Boyhood Memories

“It’s homemade peach ice cream on sunburned lips. That’s what country is.”

Luke Bryan, What Country Is

We get in the old battered blue Ford truck, the one that sits high up off the ground so that Grandpa Dykes can clear the stumps by the pond and vault over the ditches by the plowed peanut fields. He has a nicer truck, the Chevy, cleaner and newer and sleeker and more suited for the one mile ride up the dusty dirt road to church on Sundays. As a little kid, I prefer the Ford. It says field and farm to me in a visceral way that they Chevy just can’t.

We ride, bouncing and jostling and giggling, the short distance up the road, turn right, down the driveway, through the scrubby underbrush and then fifty yards more to the little pond. The cane poles make hollow clunking noises as they bounce against the closed tailgate of the Ford. The big white pickle bucket, now half full of water and minnows, sloshes audibly. Two tackle boxes slide a few feet this way, a few feet back. We get out, gear in hand, and walk the short distance to the little dam, the path on that side of the pond well-worn. Not so the track around the other side, the best place to go for the one monster bass that I just know still circles at depth, avoiding my hook, but also the best place to meet cottonmouths lazing in the sun. We fish and fish for what seems like a summer century but is in reality only a few hours out of my young life. My life that in summer is all sunshine and wiggly worms and slimy catfish and dusty roads. All that it needs to be. Dappled happiness in the shade of those trees that bend toward the water of the pond.

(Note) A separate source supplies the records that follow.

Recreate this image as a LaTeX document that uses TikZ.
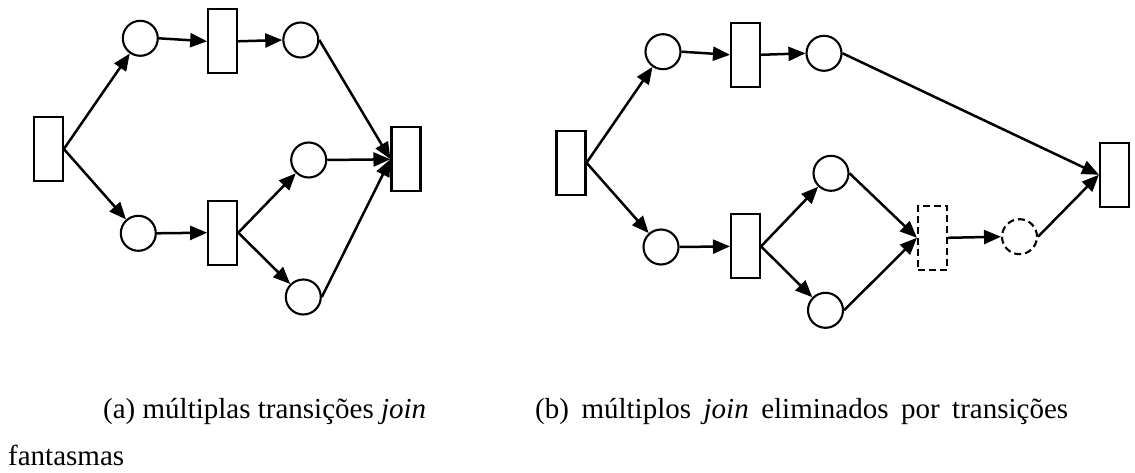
\documentclass[tikz,border=0pt]{standalone}
\usepackage{fontspec}
\setmainfont{Liberation Serif}
\usetikzlibrary{arrows.meta}
\begin{document}
\begin{tikzpicture}[x=1pt,y=-1pt,
  place/.style={circle,draw,line width=2.1pt,minimum size=35pt,inner sep=0pt},
  trans/.style={rectangle,draw,line width=2.1pt,minimum width=29pt,minimum height=64pt,inner sep=0pt},
  ghost/.style={dash pattern=on 7pt off 4pt},
  arc/.style={line width=2.5pt,-{Triangle[length=17pt,width=14pt]}},
  captext/.style={anchor=base west,inner sep=0pt,font=\fontsize{29}{35}\selectfont}]
\useasboundingbox (0,0) rectangle (1135,473);
% ---- left (a)
\node[trans] (a0) at (48.3,149) {};
\node[place] (a1) at (140.3,38.3) {};
\node[trans] (a2) at (222.7,41.3) {};
\node[place] (a3) at (300.8,40) {};
\node[place] (a4) at (138.3,233.3) {};
\node[trans] (a5) at (222.7,232.7) {};
\node[place] (a6) at (308.7,160) {};
\node[place] (a7) at (303.3,297) {};
\node[trans] (a8) at (406,159.3) {};
\draw[arc] (a0.east) -- (a1);
\draw[arc] (a0.east) -- (a4);
\draw[arc] (a1.east) -- (a2.west);
\draw[arc] (a2.east) -- (a3.west);
\draw[arc] (a4.east) -- (a5.west);
\draw[arc] (a5.east) -- (a6);
\draw[arc] (a5.east) -- (a7);
\draw[arc] (a3.east) -- (a8.west);
\draw[arc] (a6.east) -- (a8.west);
\draw[arc] (a7.east) -- (a8.west);
% ---- right (b)
\node[trans] (b0) at (571,162.8) {};
\node[place] (b1) at (663,51.7) {};
\node[trans] (b2) at (745.5,54.8) {};
\node[place] (b3) at (824,53.3) {};
\node[place] (b4) at (661,247) {};
\node[trans] (b5) at (745.5,246.4) {};
\node[place] (b6) at (831,173.3) {};
\node[place] (b7) at (825.5,310.3) {};
\node[trans,ghost] (b8) at (932.5,237.8) {};
\node[place,ghost] (b9) at (1019.5,236.7) {};
\node[trans] (b10) at (1114.5,174.7) {};
\draw[arc] (b0.east) -- (b1);
\draw[arc] (b0.east) -- (b4);
\draw[arc] (b1.east) -- (b2.west);
\draw[arc] (b2.east) -- (b3.west);
\draw[arc] (b4.east) -- (b5.west);
\draw[arc] (b5.east) -- (b6);
\draw[arc] (b5.east) -- (b7);
\draw[arc] (b6.east) -- (b8.west);
\draw[arc] (b7.east) -- (b8.west);
\draw[arc] (b8.east) -- (b9.west);
\draw[arc] (b3.east) -- (b10.west);
\draw[arc] (b9.east) -- (b10.west);
% ---- captions
\node[captext] (ca) at (103,418) {(a) múltiplas transições \textit{join}};
\node[captext] (cb) at (535,418) {\makebox[533pt][s]{(b) múltiplos \textit{join} eliminados por transições}};
\node[captext] (cc) at (8,465) {fantasmas};
\end{tikzpicture}
\end{document}
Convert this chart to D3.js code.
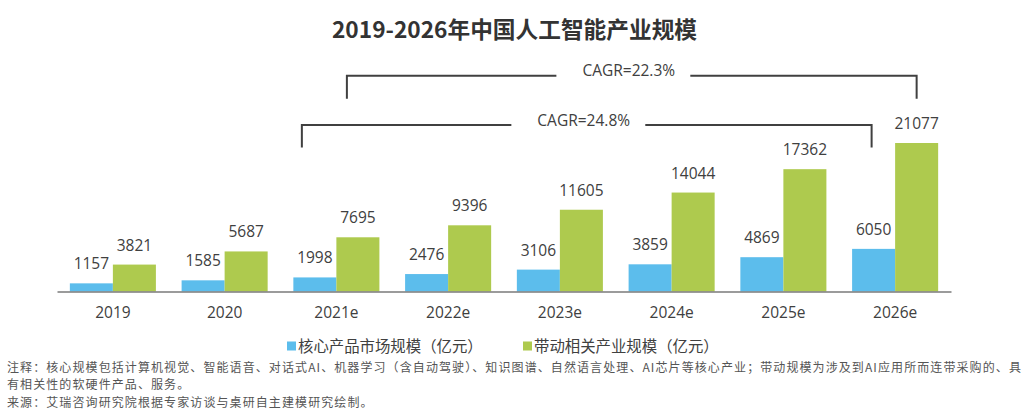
<!DOCTYPE html>
<html><head><meta charset="utf-8">
<script src="https://cdn.jsdelivr.net/npm/d3@7"></script>
<style>
html,body{margin:0;padding:0;background:#fff;}
svg{display:block;}
</style></head>
<body>
<svg id="c" width="1027" height="410"></svg>
<script>
const categories = ["2019","2020","2021e","2022e","2023e","2024e","2025e","2026e"];
const coreValues = [1157,1585,1998,2476,3106,3859,4869,6050];
const drivenValues = [3821,5687,7695,9396,11605,14044,17362,21077];
const seriesNames = ["核心产品市场规模（亿元）","带动相关产业规模（亿元）"];
const seriesColors = ["#5cbdec","#aeca4e"];
const cagrLabels = ["CAGR=22.3%","CAGR=24.8%"];
const titleText = "2019-2026年中国人工智能产业规模";
const noteLines = [
  "注释：核心规模包括计算机视觉、智能语音、对话式AI、机器学习（含自动驾驶）、知识图谱、自然语言处理、AI芯片等核心产业；带动规模为涉及到AI应用所而连带采购的、具",
  "有相关性的软硬件产品、服务。",
  "来源：艾瑞咨询研究院根据专家访谈与桌研自主建模研究绘制。"
];

const svg = d3.select("#c");
const cjk = "'Noto Sans CJK SC','Microsoft YaHei',sans-serif";
const num = "'Open Sans','Noto Sans',sans-serif";
const txt = "#404040";

const baseY = 291.5;
const x = d3.scaleBand().domain(categories).range([57, 951]).paddingInner(0.23).paddingOuter(0.115);
const x1 = d3.scaleBand().domain([0,1]).range([0, x.bandwidth()]);
const y = d3.scaleLinear().domain([0, d3.max(drivenValues)]).range([baseY, 143]);

// title
svg.append("text").attr("x", 514.5).attr("y", 37.5).attr("text-anchor","middle")
  .attr("font-family", cjk).attr("font-weight","bold").attr("font-size", 22.7)
  .attr("fill","#333").text(titleText);

// bars
const series = [coreValues, drivenValues];
series.forEach((vals, si) => {
  const g = svg.append("g");
  g.selectAll("rect").data(vals).join("rect")
    .attr("x", (d,i) => x(categories[i]) + x1(si))
    .attr("width", x1.bandwidth())
    .attr("y", d => y(d))
    .attr("height", d => baseY - y(d))
    .attr("fill", seriesColors[si]);
  g.selectAll("text").data(vals).join("text")
    .attr("x", (d,i) => x(categories[i]) + x1(si) + x1.bandwidth()/2)
    .attr("y", d => y(d) - 14)
    .attr("text-anchor","middle")
    .attr("font-family", num).attr("font-size", 15.5).attr("fill", txt)
    .text(d => d);
});

// axis
const ax = svg.append("g").attr("transform", `translate(0,${baseY})`)
  .call(d3.axisBottom(x).tickSize(0).tickSizeOuter(0).tickPadding(15));
ax.select(".domain").attr("stroke","#7a7a7a").attr("stroke-width",1.5);
ax.selectAll("text").attr("font-family", num).attr("font-size", 15.5).attr("fill", txt);

// CAGR brackets
const brackets = [
  {label: cagrLabels[0], from: categories[2], to: categories[7], s: 1, y: 75.7, drop: 23, offL: -11, offR: 0},
  {label: cagrLabels[1], from: categories[2], to: categories[7], s: 0, y: 125, drop: 22.5, offL: -13, offR: -2}
];
brackets.forEach(b => {
  const x0 = x(b.from) + x1(b.s) + x1.bandwidth()/2 + b.offL;
  const x2 = x(b.to) + x1(b.s) + x1.bandwidth()/2 + b.offR;
  const mid = (x0 + x2)/2 - 3;
  const t = svg.append("text").attr("x", mid).attr("y", b.y + 0.5).attr("text-anchor","middle")
    .attr("font-family", num).attr("font-size", 15.5).attr("fill", txt).text(b.label);
  const bb = t.node().getBBox();
  const gl = bb.x - 26, gr = bb.x + bb.width + 15;
  svg.append("path")
    .attr("d", `M${x0},${b.y + b.drop}V${b.y}H${gl}M${gr},${b.y}H${x2}V${b.y + b.drop}`)
    .attr("fill","none").attr("stroke","#404040").attr("stroke-width",2);
});

// legend
const legX = [287, 523];
seriesNames.forEach((n, i) => {
  svg.append("rect").attr("x", legX[i]).attr("y", 341.5).attr("width", 9).attr("height", 9).attr("fill", seriesColors[i]);
  svg.append("text").attr("x", legX[i] + 11).attr("y", 352)
    .attr("font-family", cjk).attr("font-size", 15.4).attr("fill", txt).text(n);
});

// notes
const notes = noteLines.map((l, i) =>
  svg.append("text").attr("x", 7).attr("y", 371.5 + i*17.6)
    .attr("font-family", cjk).attr("font-size", 12).attr("fill", "#555").text(l));
const w0 = notes[0].node().getComputedTextLength();
const n0 = noteLines[0].length;
const ls = Math.max(0, (1015 - w0) / n0);
notes.forEach(t => t.attr("letter-spacing", ls));
</script>
</body></html>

We take our catch-a few pan-sized catfish, a few bright-bellied bream, no bass on this day-and climb back into the truck, smelly and sweaty and grinning and bursting with the heat of a south Georgia summertime. My Grandpa turns the Ford to the right this time, heading towards the airport. Sometimes we see Mr. “Red” Purser roar over us in his crop duster, heading out to apply some winged death to a farmer’s fields to ward off the pests. We turn left on the blacktop, and suddenly the sensations change completely. The old truck picks up speed-ha! if you can call my Grandpa doing forty-nine miles per hour on black top speed!-and the sweet cool wind through our hair and on our sunburned faces is all southern soothing. We ride a couple of miles and slide slowly off the road to the right into the parking lot of a little country store. I know what’s coming. We pile out of the truck and run into the store willy nilly, Grandpa getting out more slowly and trailing behind. He smiles, checks the sky, gets out the bright red Prince Albert can from his front shirt pocket, tamps his pipe, lights it, and eventually follows us into the coolness of the store.

Oh the sugary joy of childhood, the wonder of a candy rack stacked as high as your head, a small brown bag in your hand and the nod from Grandpa that says, “Yes, go ahead and get what you want.” Mary Janes, suckers, real bubble gum with real little comics in the wrappers, sour lemonheads and my favorite-big, bright red fireballs. So hot that they burned your tongue at first, then sweet and good, then bite-sized at the end, when you could crush them with your teeth and start on another. Plunge your hand into the coke box, down into the water that was so cold it would numb your arm up to your elbow if you fished around too long. Pull out the “Pause that Refreshes” in the little bottles that are so hard to find any more, open it on the side of the red ice box, and swig it. I would come out of that store with my little bag of candy feeling as rich as a Rockefeller. Back into the truck for the ride home.

We weren’t through when we got home, oh no. Grandpa would teach us to nail the catfish through the head to the wooden back steps or the side of the house, make the little cuts to get a piece of the skin going, and then grab it with pliers and pull back, harder, harder, until the cat was skinned. The bream were unceremoniously beheaded, gutted, and the bright silvery scales scraped off of them like so many iridescent shingles from a roof. The little buggers would always find their way onto your skin, into your hair and onto your clothes, where they would dry and only come loose later at bath time. Fresh fish from the farm pond were a wonderful dinner, especially when my Grandma cooked them up just right. Clean up, tools away, fishing tackle stowed for the next trip. Sun setting now. A thousand sounds coming from the soybean fields out front and the cows out back and the creek beyond the rise.

Hand churned peach ice cream, Grandma Dykes’s homemade “tea cakes”, fish, watermelon, and swinging on the front porch until dark and beyond, piloting a starship or throttling up a train or galloping with the Pony Express. It was all so innocent. Southern summers. Hot. Full. Rich. The things that a little boy tasted and felt and learned that helped him become a man.

Thank God I’m a country boy.

What memories make you who you are today?